The Small Home, Big Decisions series follows Jennifer and her husband, Tyler, as they build a self-reliant homestead on a piece of country property in northeastern Kansas. The series will delve into questions that arise during their building process and the decisions they make along the way. The posts are a work in progress, written as their home-building adventure unfolds.
After MOTHER EARTH NEWS ran an article on selecting a DIY kit home, I have been intrigued by the idea. Many of the homes are energy-efficient— which is important to Tyler and me — and come in a range of size options. We plan to be as involved in the building process as we can be, and a kit home seemed like it would be a good fit for our limited construction skills. (Tyler likes to say that we know just enough to muck up a job. I have a bit more confidence.) The structure of a kit home goes up quickly, there is little waste at the construction site, and it would allow for us to customize our home without going, well, totally off the wall.
We looked through several options, and decided that if we were to build a kit home, we would want a Deltec model. Deltec recently released their Renew Collection, which focuses on reasonably sized, net-zero energy designs. As with all Deltec designs, you can choose between 2-by-6-foot or 2-by-8-foot studs to create a super-energy-efficient structure. The idea sounded like a dream come true: We could help build our own home without having to tackle the entire project totally from scratch, and end up with a great home that met our ideal home requirements. The basic process is fairly simple: We would map out our home plan with the company, and then they would build the wall frames in sections (with the windows intact). Next, the pre-built walls and the roof pieces would be sent to us via semis, and we would work with a local Deltec contractor for about a week to put the frame of the house up. So, we did what any couple planning to build a home would do. We combined our honeymoon earlier this year with a trip to the Deltec headquarters to check out the company and our options firsthand.

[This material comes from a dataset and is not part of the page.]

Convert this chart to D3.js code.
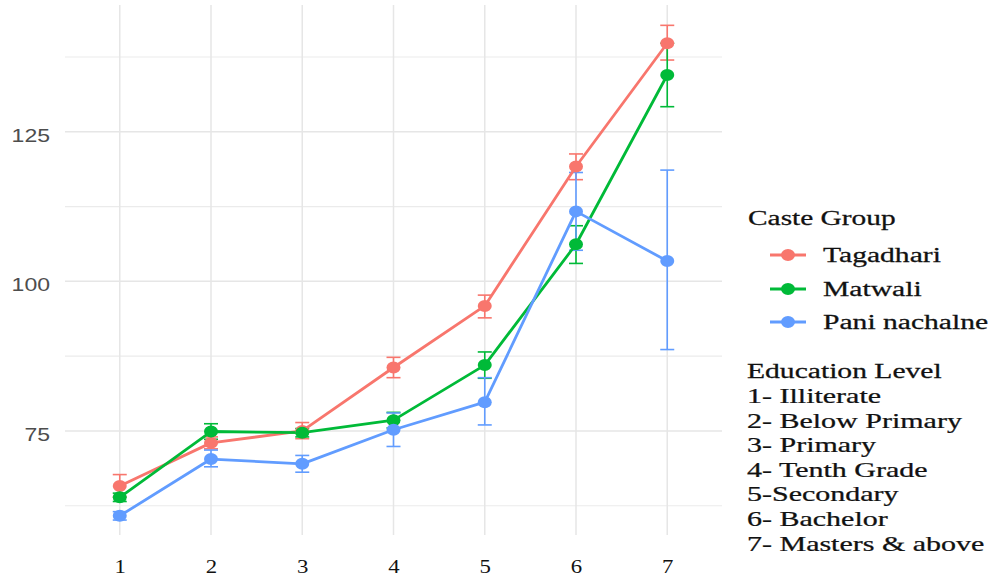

We met with designers, talked with several members of the company, and left with an all-around positive impression. The company really talks the talk when it comes to sustainability — and that was a huge deal to us. When we came home, we visited a locally built Deltec round home, and were incredibly impressed with the energy-efficiency and “feel” of the home. Being inside the house feels nothing like being inside a kit home — it has the look and feel of a standard stick structure. We were pretty much sold, and made plans to start finalizing which Deltec kit home would become ours. After several more meetings, talking with our bank, and hours of pouring over various floorplans, we ended up deciding that this wasn't the right fit for us.
The main reason we ultimately walked away from the Deltec option was the distance of the shipping. With their base in North Carolina, the monetary and environmental price of trucking our house frames would be pretty substantial — they would be shipping two semis loaded with our wall sections halfway across the country. Also, the cost of the house plans didn’t include a subfloor, which you need to have a basement. (We live in Kansas, so a basement, in our opinion, is a non-negotiable part of our house plan.) Deltec’s plans are designed to be built on a concrete slab. You can certainly add a subfloor to any Deltec plans in order to have a basement, but the price tag will significantly change.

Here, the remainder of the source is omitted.